## Exercise goal
Using the listing below, give the number of lines where "this" appears, and nothing else.

## Records for the task
· · · · · · ·
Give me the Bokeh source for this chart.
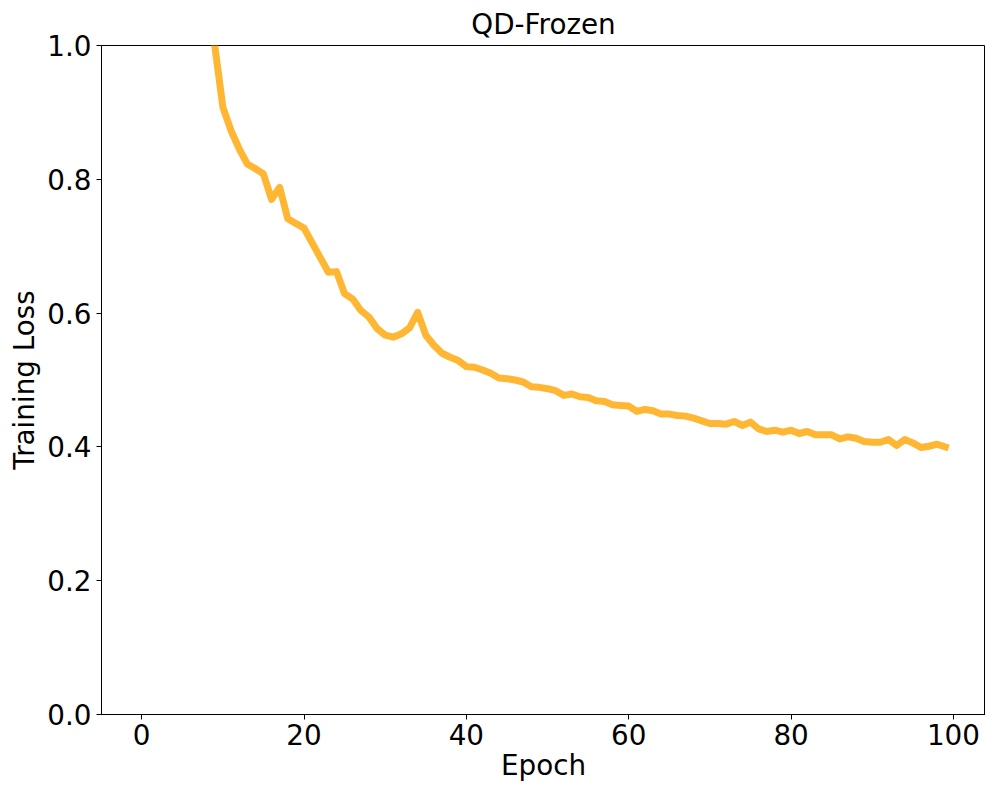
from bokeh.plotting import figure
from bokeh.models import Range1d, FixedTicker, PrintfTickFormatter, ColumnDataSource
from bokeh.embed import file_html
from bokeh.resources import INLINE

epochs = list(range(100))
train_loss = [
    2.45, 1.78, 1.52, 1.37, 1.26, 1.18, 1.11, 1.06, 1.025, 1.0,
    0.908, 0.873, 0.846, 0.823, 0.816, 0.808, 0.770, 0.788, 0.741, 0.734,
    0.727, 0.705, 0.683, 0.661, 0.662, 0.629, 0.621, 0.604, 0.594, 0.577,
    0.567, 0.564, 0.569, 0.578, 0.601, 0.567, 0.552, 0.540, 0.534, 0.529,
    0.520, 0.519, 0.515, 0.510, 0.503, 0.502, 0.500, 0.497, 0.490, 0.489,
    0.487, 0.484, 0.477, 0.479, 0.475, 0.474, 0.469, 0.468, 0.463, 0.462,
    0.461, 0.453, 0.456, 0.454, 0.449, 0.449, 0.447, 0.446, 0.443, 0.439,
    0.435, 0.435, 0.434, 0.438, 0.432, 0.437, 0.427, 0.423, 0.425, 0.422,
    0.425, 0.420, 0.423, 0.418, 0.418, 0.418, 0.412, 0.415, 0.413, 0.408,
    0.407, 0.407, 0.411, 0.402, 0.411, 0.406, 0.399, 0.401, 0.404, 0.400,
]
x_ticks = [0, 20, 40, 60, 80, 100]
y_ticks = [0.0, 0.2, 0.4, 0.6, 0.8, 1.0]
title_text = "QD-Frozen"
x_label = "Epoch"
y_label = "Training Loss"

FONT = "DejaVu Sans"
FS = "27.8px"

src = ColumnDataSource(dict(epoch=epochs, loss=train_loss))

p = figure(width=985, height=784, output_backend="svg", toolbar_location=None,
           x_range=Range1d(-4.95, 103.95), y_range=Range1d(0, 1),
           min_border_left=101, min_border_top=37, min_border_right=0, min_border_bottom=70)

p.line("epoch", "loss", source=src, line_color="orange", line_alpha=0.8,
       line_width=7, line_join="round", line_cap="square")

p.title.text = title_text
p.title.align = "center"
p.title.text_font = FONT
p.title.text_font_size = FS
p.title.text_font_style = "normal"
p.title.text_color = "black"

p.grid.visible = False
p.outline_line_color = "black"
p.outline_line_width = 1
p.outline_line_alpha = 1

for ax in (p.xaxis[0], p.yaxis[0]):
    ax.axis_line_color = "black"
    ax.major_tick_line_color = "black"
    ax.major_tick_out = 5
    ax.major_tick_in = 0
    ax.minor_tick_line_color = None
    ax.major_label_text_font = FONT
    ax.major_label_text_font_size = FS
    ax.major_label_text_color = "black"
    ax.axis_label_text_font = FONT
    ax.axis_label_text_font_size = FS
    ax.axis_label_text_font_style = "normal"
    ax.axis_label_text_color = "black"
    ax.major_label_standoff = 5

p.xaxis.ticker = FixedTicker(ticks=x_ticks)
p.yaxis.ticker = FixedTicker(ticks=y_ticks)
p.yaxis.formatter = PrintfTickFormatter(format="%.1f")
p.xaxis.axis_label = x_label
p.yaxis.axis_label = y_label
p.xaxis.major_label_standoff = 4
p.xaxis.axis_label_standoff = 1
p.yaxis.axis_label_standoff = 3

open("out.html", "w").write(file_html(p, INLINE))
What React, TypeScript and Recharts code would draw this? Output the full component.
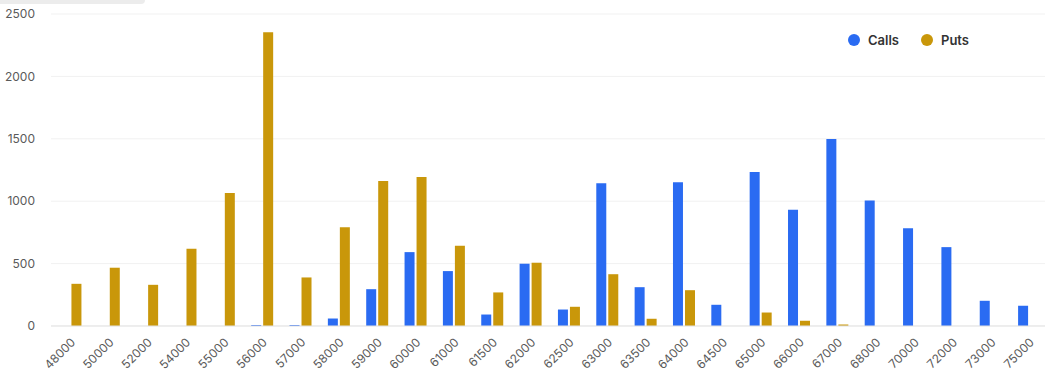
· · · · · · ·
## The response
2